I have never had mts but how you euthanize extra snails is put a piece of zucchini (some use lettuce) on the substrate and turn out lights. Then when they make it to the food you pull them out on the zucchini and freeze or squish in a ziploc. They are said to not feel pain. I agree - euthanizing is no worse than feeding but I don't want a whole extra tank to have a puffer to control my population. I think clown loaches eat snails and they are more community friendly


----------



## Aqua Aurora (Oct 4, 2013)

Clown loaches need a larger tank and shoaling #s (6 or more) to be comfortable.. they need a 75g or larger tank, also from reading they can be tail nippers especially if put in tanks with slower moving fish.

besides how can you saw no to these big puffer eyes?

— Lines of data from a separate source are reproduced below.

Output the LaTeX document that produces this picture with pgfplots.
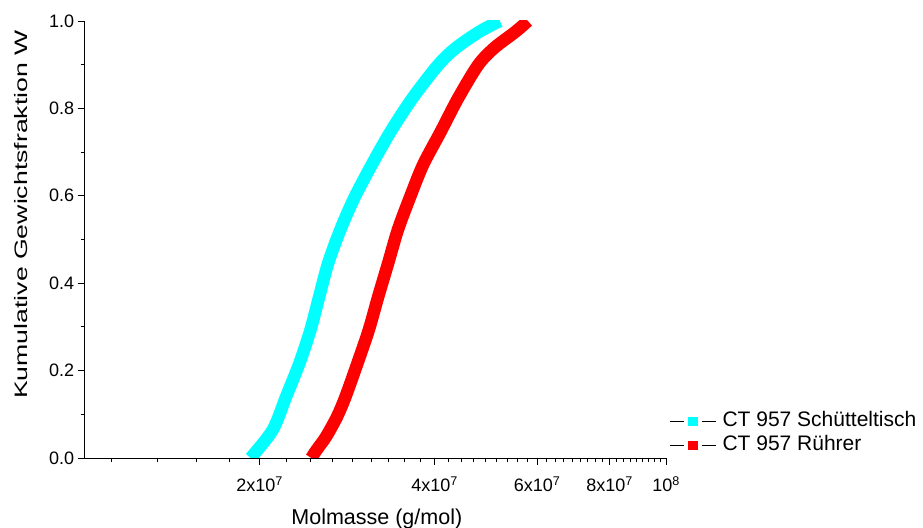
\documentclass[border=0pt]{standalone}
\usepackage{fontspec}
\setmainfont{Liberation Sans}
\usepackage{pgfplots}
\pgfplotsset{compat=1.18}
\begin{document}
\begin{tikzpicture}
\path[use as bounding box] (0,0) rectangle (923bp,528bp);
\begin{axis}[
  at={(84.5bp,70bp)}, anchor=south west,
  scale only axis, width=581.5bp, height=437bp,
  xmode=log, log basis x=10,
  xmin=1e7, xmax=1e8, ymin=0, ymax=1,
  axis x line*=bottom, axis y line*=left,
  axis line style={black, line width=0.8bp},
  tick align=outside,
  major tick length=7bp, minor tick length=4bp,
  every tick/.style={black, line width=0.8bp},
  xtick={2e7,4e7,6e7,8e7,1e8},
  xticklabels={2x10\textsuperscript{7},4x10\textsuperscript{7},6x10\textsuperscript{7},8x10\textsuperscript{7},10\textsuperscript{8}},
  xticklabel style={yshift=-8bp},
  minor xtick={1.1111e7,1.3333e7,1.5556e7,1.7778e7,
    2.2222e7,2.4444e7,2.6667e7,2.8889e7,3.1111e7,3.3333e7,3.5556e7,3.7778e7,
    4.2222e7,4.4444e7,4.6667e7,4.8889e7,5.1111e7,5.3333e7,5.5556e7,5.7778e7,
    6.2222e7,6.4444e7,6.6667e7,6.8889e7,7.1111e7,7.3333e7,7.5556e7,7.7778e7,
    8.2222e7,8.4444e7,8.6667e7,8.8889e7,9.1111e7,9.3333e7,9.5556e7,9.7778e7},
  ytick={0,0.2,0.4,0.6,0.8,1.0},
  minor ytick={0.1,0.3,0.5,0.7,0.9},
  yticklabel style={/pgf/number format/fixed,/pgf/number format/fixed zerofill,/pgf/number format/precision=1,/pgf/number format/assume math mode=true},
  tick label style={font=\fontsize{18bp}{20bp}\selectfont},
  xlabel={Molmasse (g/mol)},
  xlabel style={font=\fontsize{21.5bp}{24bp}\selectfont, at={(axis description cs:0.5026,-0.152)}, anchor=base},
  ylabel={Kumulative Gewichtsfraktion W},
  ylabel style={font=\fontsize{18bp}{20bp}\selectfont, at={(axis description cs:-0.110,0.557)}, anchor=center, xscale=1.48},
  legend style={draw=none, fill=none, inner sep=0pt,
    at={(axis description cs:1,0)}, anchor=south west, xshift=3bp, yshift=3bp,
    font=\fontsize{21bp}{24bp}\selectfont,
    nodes={inner ysep=0pt, inner xsep=6bp, text height=15bp, text depth=4bp},
    row sep=5bp},
  legend cell align=left,
  legend image code/.code={
    \draw[black, line width=0.8bp] (0bp,0bp) -- (14bp,0bp);
    \path[draw=none, fill] (18.5bp,-4.5bp) rectangle (28bp,4.5bp);
    \draw[black, line width=0.8bp] (32.5bp,0bp) -- (46.5bp,0bp);
  },
]
\addplot[color={rgb,255:red,0;green,255;blue,255}, line width=12.5bp, smooth, tension=0.5] coordinates {
(1.93e7,0) (2.106e7,0.064) (2.221e7,0.140) (2.342e7,0.217) (2.446e7,0.293)
(2.532e7,0.369) (2.624e7,0.446) (2.753e7,0.522) (2.907e7,0.594) (3.115e7,0.670)
(3.360e7,0.747) (3.662e7,0.823) (4.054e7,0.899) (4.347e7,0.938) (4.782e7,0.976) (5.177e7,1.0)
};
\addlegendentry{CT 957 Schütteltisch}
\addplot[color={rgb,255:red,255;green,0;blue,0}, line width=12.5bp, smooth, tension=0.5] coordinates {
(2.455e7,0) (2.505e7,0.018) (2.603e7,0.049) (2.719e7,0.095) (2.810e7,0.140)
(2.947e7,0.217) (3.082e7,0.293) (3.199e7,0.369) (3.328e7,0.446) (3.458e7,0.522)
(3.622e7,0.594) (3.819e7,0.670) (4.098e7,0.747) (4.388e7,0.823) (4.750e7,0.899)
(5.061e7,0.938) (5.516e7,0.976) (5.786e7,1.0)
};
\addlegendentry{CT 957 Rührer}
\end{axis}
\end{tikzpicture}
\end{document}
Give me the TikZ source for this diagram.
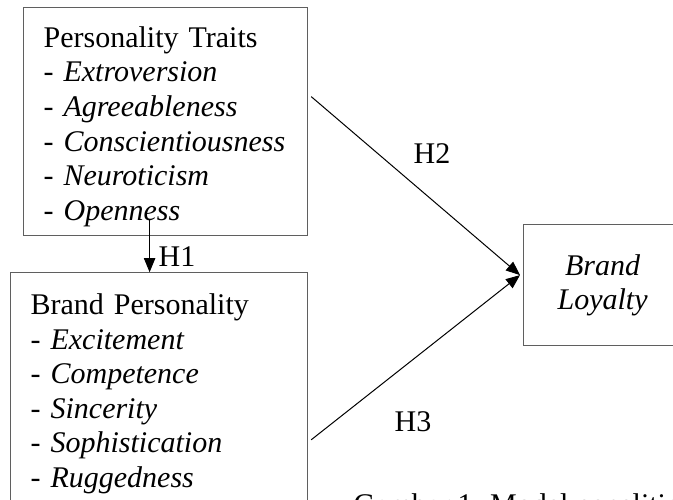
\documentclass[tikz,border=0pt]{standalone}
\usepackage{fontspec}
\setmainfont{Liberation Serif}
\usetikzlibrary{arrows.meta, positioning, calc}
\definecolor{bordercolor}{RGB}{95,95,95}
\newcommand{\toprule}{\rule{0pt}{23pt}}
\tikzset{
  base/.style={draw=bordercolor, line width=0.9pt, font=\fontsize{22.5}{25.9}\selectfont},
  listbox/.style={base, align=left, inner xsep=15pt, inner ysep=0pt},
  loyaltybox/.style={base, align=center, minimum width=118.5pt, minimum height=90.75pt},
  hyp/.style={font=\fontsize{22.5}{25.9}\selectfont, inner sep=1pt},
  arr/.style={-{Triangle[length=10.5pt, width=8.5pt]}, line width=0.75pt},
}
\begin{document}
\begin{tikzpicture}[x=0.75pt, y=-0.75pt]
  \useasboundingbox (0,0) rectangle (673,499);
  \clip (0,0) rectangle (673,499);

  % Personality traits
  \node[listbox, text width=183pt, minimum height=171pt, anchor=north west] (traits) at (23,7)
    {\toprule Personality Traits\\- \textit{Extroversion}\\- \textit{Agreeableness}\\- \textit{Conscientiousness}\\- \textit{Neuroticism}\\- \textit{Openness}};

  % Brand personality
  \node[listbox, text width=192.75pt, minimum height=174pt, below=27pt of traits.south east, anchor=north east] (brandpers)
    {\toprule Brand Personality\\- \textit{Excitement}\\- \textit{Competence}\\- \textit{Sincerity}\\- \textit{Sophistication}\\- \textit{Ruggedness}};

  % Brand loyalty
  \node[loyaltybox, anchor=north west] (loyalty) at (523,224) {\textit{Brand}\\\textit{Loyalty}};

  % H1
  \coordinate (h1from) at ($(traits.south)+(-16,-16)$);
  \draw[arr] (h1from) -- (h1from |- brandpers.north);

  % H2 and H3
  \coordinate (target) at ($(loyalty.west)+(-3,-10)$);
  \draw[arr] ($(traits.east)+(3,-25)$) -- (target);
  \draw[arr] ($(brandpers.east)+(3,51)$) -- (target);

  % Labels
  \node[hyp] (h1) at (177,257) {H1};
  \node[hyp] (h2) at (432,154) {H2};
  \node[hyp] (h3) at (413,422) {H3};

  % Caption
  \node[hyp, anchor=base west] (caption) at (352,514) {Gambar 1. Model penelitian};
\end{tikzpicture}
\end{document}
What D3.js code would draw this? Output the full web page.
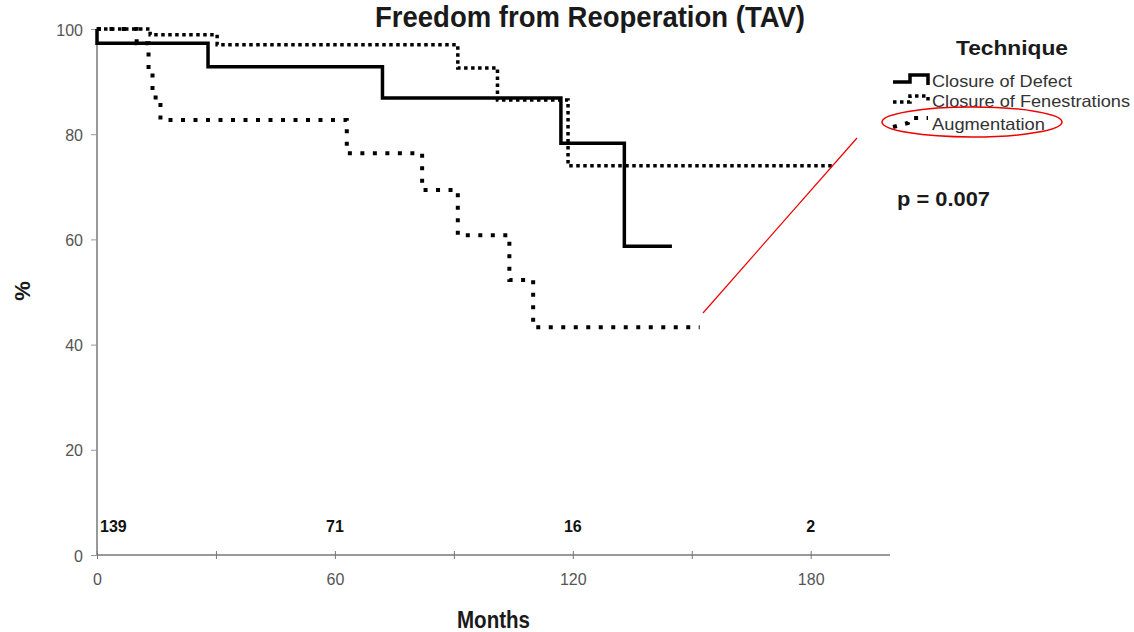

Btw if you do get a dwarf puffer the tank must be cycled before you get it-they do not tolerate ammonia or nitrite like bettas can.


----------



## donovan (Jun 24, 2014)

I have an extra 10 gallon in the basement. Have been reading up on brackish water tanks for puffers. Our local Petco has some really small Figure 8 Puffers. Was thinking of getting one of those. He would be ok in that size till he grows a little more. All ready have some new sand and an extra filter. From what I have read, plants don't do real well in this water so plastic or silk would be best. Have those too. Would just need a new heater. Oh, and a place to set it up! Have my 20 gallon in the living room and a 5 gallon in the kitchen. Unfortunately, I have cories in the tank so when they get feed the snails get fed too.


----------



## RussellTheShihTzu (Mar 19, 2013)

Maybe your LFS would take them? Or trade for store credit? Never hurts to ask. Three Assassin Snails wiped out close to 200 in a month.


----------



## donovan (Jun 24, 2014)

I found two assassin snails in there Saturday when I did a water change. They don't seem to be doing much to help. LOL


----------